Each of us then needs to find work that requires the skills we do have, and does not require the skills we don't have.

    Don't just look up your handicap (by name) on the Internet.  You're not likely to find much that will help you find a job.   Instead, go to a meta-search engine like Indeed or Google, and type in the name of the 'skills you have and want to use.     You will also find help with this, at the government site O*NET, although their skill sets deal more with knowledges, and what you might call "I have learned how to"  instead of basic "I was born with this skill."   O*NET's titles:   Social Skills, Basic Skills, Complex Problem Solving Skills,  Resource Management Skills, Systems Skills, and Technical Skills.   ( http://www.onetonline.org/skills/ )   

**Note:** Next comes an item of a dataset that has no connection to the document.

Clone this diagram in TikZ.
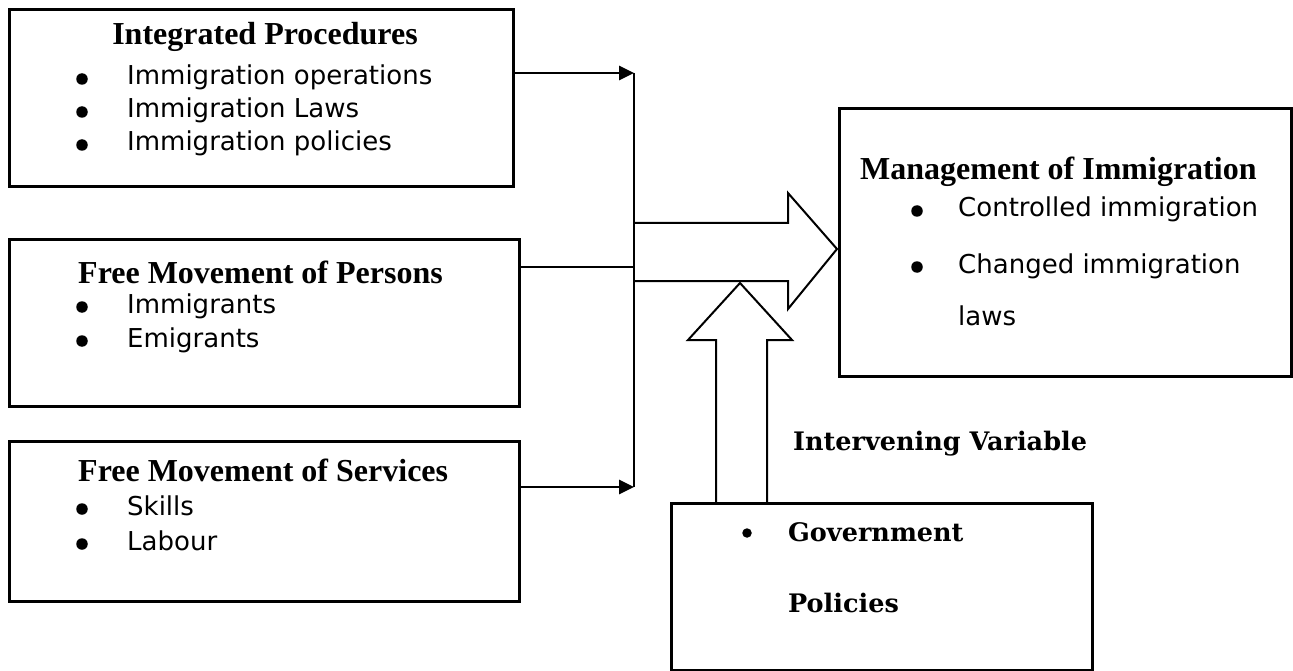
\documentclass[tikz,border=0pt]{standalone}
\usepackage{fontspec}
\setmainfont{Liberation Serif}
\newfontfamily\bodyfont{DejaVu Sans}
\newfontfamily\heavyfont{DejaVu Serif}
\usetikzlibrary{arrows.meta}

\tikzset{
	box/.style={draw, line width=2.6pt, anchor=north west, inner sep=0pt},
	head/.style={anchor=base west, inner sep=0pt, font=\fontsize{32}{38}\selectfont\bfseries},
	heavy/.style={anchor=base west, inner sep=0pt, font=\fontsize{25.5}{30}\heavyfont\bfseries},
	item/.style={anchor=base west, inner sep=0pt, font=\fontsize{26}{32}\bodyfont},
	dot/.style={circle, fill, inner sep=0pt, minimum size=11.5pt},
	link/.style={line width=2.6pt, -{Triangle[length=15pt,width=14pt]}},
	fat/.style={line width=2pt, line join=miter}
}

\begin{document}
\begin{tikzpicture}[x=1pt, y=-1pt]
	\useasboundingbox (0,0) rectangle (1293,671);

	% boxes
	\node[box, minimum width=504pt, minimum height=177pt] (proc) at (8,8) {};
	\node[box, minimum width=510pt, minimum height=167pt] (pers) at (8,238) {};
	\node[box, minimum width=510pt, minimum height=160pt] (serv) at (8,440) {};
	\node[box, minimum width=452pt, minimum height=268pt] (mgmt) at (838,107) {};
	\node[box, minimum width=421pt, minimum height=167pt] (gov) at (670,502) {};

	% Integrated Procedures
	\node[head, anchor=base] (procH) at (265,45) {Integrated Procedures};
	\foreach \t [count=\i] in {Immigration operations, Immigration Laws, Immigration policies} {
		\node[dot] (procD\i) at (82,46+33*\i) {};
		\node[item] (procI\i) at (127,52+33*\i) {\t};
	}

	% Free Movement of Persons
	\node[head] (persH) at (78,283) {Free Movement of Persons};
	\foreach \t [count=\i] in {Immigrants, Emigrants} {
		\node[dot] (persD\i) at (82,273+34*\i) {};
		\node[item] (persI\i) at (127,279+34*\i) {\t};
	}

	% Free Movement of Services
	\node[head] (servH) at (78,481) {Free Movement of Services};
	\foreach \t [count=\i] in {Skills, Labour} {
		\node[dot] (servD\i) at (82,474+35*\i) {};
		\node[item] (servI\i) at (127,480+35*\i) {\t};
	}

	% Management of Immigration
	\node[head] (mgmtH) at (860,180) {Management of Immigration};
	\node[dot] (mgmtD1) at (917,211) {};
	\node[item] (mgmtI1) at (958,217) {Controlled immigration};
	\node[dot] (mgmtD2) at (917,267) {};
	\node[item] (mgmtI2) at (958,273) {Changed immigration};
	\node[item] (mgmtI3) at (958,325) {laws};

	% Intervening Variable
	\node[heavy] (ivar) at (793,450) {Intervening Variable};
	\node[dot, minimum size=9.5pt] (govD) at (747,533) {};
	\node[heavy] (govI1) at (788,541) {Government};
	\node[heavy] (govI2) at (788,612) {Policies};

	% connectors
	\coordinate (j1) at (634,73);
	\coordinate (j2) at (634,267);
	\coordinate (j3) at (634,487);
	\draw[link] (proc.east |- j1) -- (j1);
	\draw[line width=2.6pt] (pers.east |- j2) -- (j2);
	\draw[link] (serv.east |- j3) -- (j3);
	\draw[line width=2.6pt] (j1) -- (j3);

	% block arrows
	\coordinate (tip) at (837,249);
	\coordinate (up) at (740,283);
	\draw[fat] (634,223) -- (788,223) -- (788,193) -- (tip) -- (788,309) -- (788,281) -- (634,281);
	\draw[fat] (gov.north west -| 716,0) -- (716,340) -- (688,340) -- (up) -- (792,340) -- (767,340) -- (gov.north west -| 767,0);
\end{tikzpicture}
\end{document}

    The STEP AHEAD program for ex-offenders has a very good workbook that is actually helpful to people with any handicap.  ( http://www.iseek.org/exoffenders/ )

    There are tools also for starting with particular fields or industries,  finding a job you like within that field, and then the skills,  tasks,  or working conditions you must be able to handle in that job.  Minnesota's iSeek program is particularly helpful with this.  It also lists other careers that use those same skills.   ( https://www.iseek.org/careers/occupational-skills.html, and  https://www.iseek.org/careers/careersSearch# )

    Remember, once you've identified a job that requires the skills you do have, and doesn't require the skills you don't have, your 'handicap' has become totally irrelevant when you apply for that work.  Though you will sometimes find that is more true of small organizations (20 or fewer employees) than large.